1 Overview
In Prof. Ahuja’s lab, I am tackling a persistent gap in human activity recognition: models trained on a single IMU dataset often look impressive on their home benchmark yet fall apart when the watch, sampling rate, or population changes. To push against that brittleness, I started by aggregating and harmonizing multiple public smartwatch datasets, aligning device frames, reconciling sampling rates, and negotiating a shared label ontology that can express each dataset’s idiosyncratic activity set without collapsing everything into vague catch-alls. A lot of the early work was spent iterating on these choices—discovering where alignment conventions disagreed, where resampling quietly distorted motion patterns, and where label merges hid important distinctions—until simple baselines could at least behave sensibly across held-out datasets.

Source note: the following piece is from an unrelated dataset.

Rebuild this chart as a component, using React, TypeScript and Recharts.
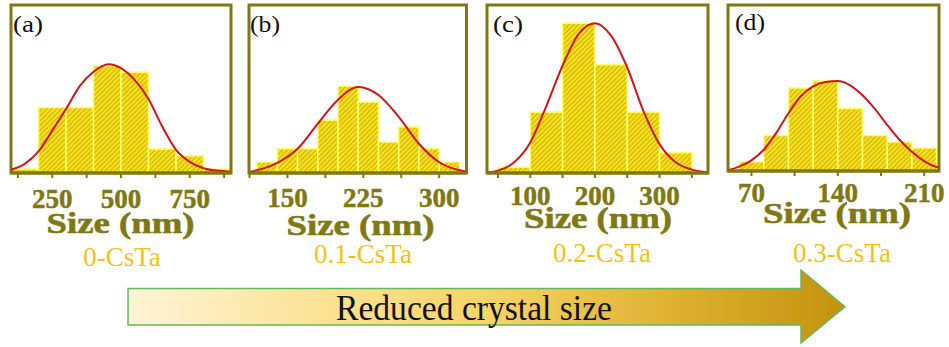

On top of this common substrate, I am pretraining large sequence models—transformer-style architectures and time-series variants of vision models—using self-supervised objectives such as masked modeling and contrastive invariance. The evaluation pipeline is explicitly designed to stress generalization: leave-one-dataset-out and unseen-device protocols, plus planned ablations that vary window length, sampling rate, augmentation, and sensor stacks to isolate which design decisions actually move the needle. When early results exposed failure modes on particular datasets, I treated them as prompts to revisit both the harmonization and the objectives rather than just tuning hyperparameters, aiming for a training recipe that is robust, reproducible, and well-documented. The long-term goal is a portable IMU foundation model that researchers and practitioners can fine-tune across devices and populations, with clear guidelines for adapting it to wellness and community settings instead of yet another leaderboard-only model.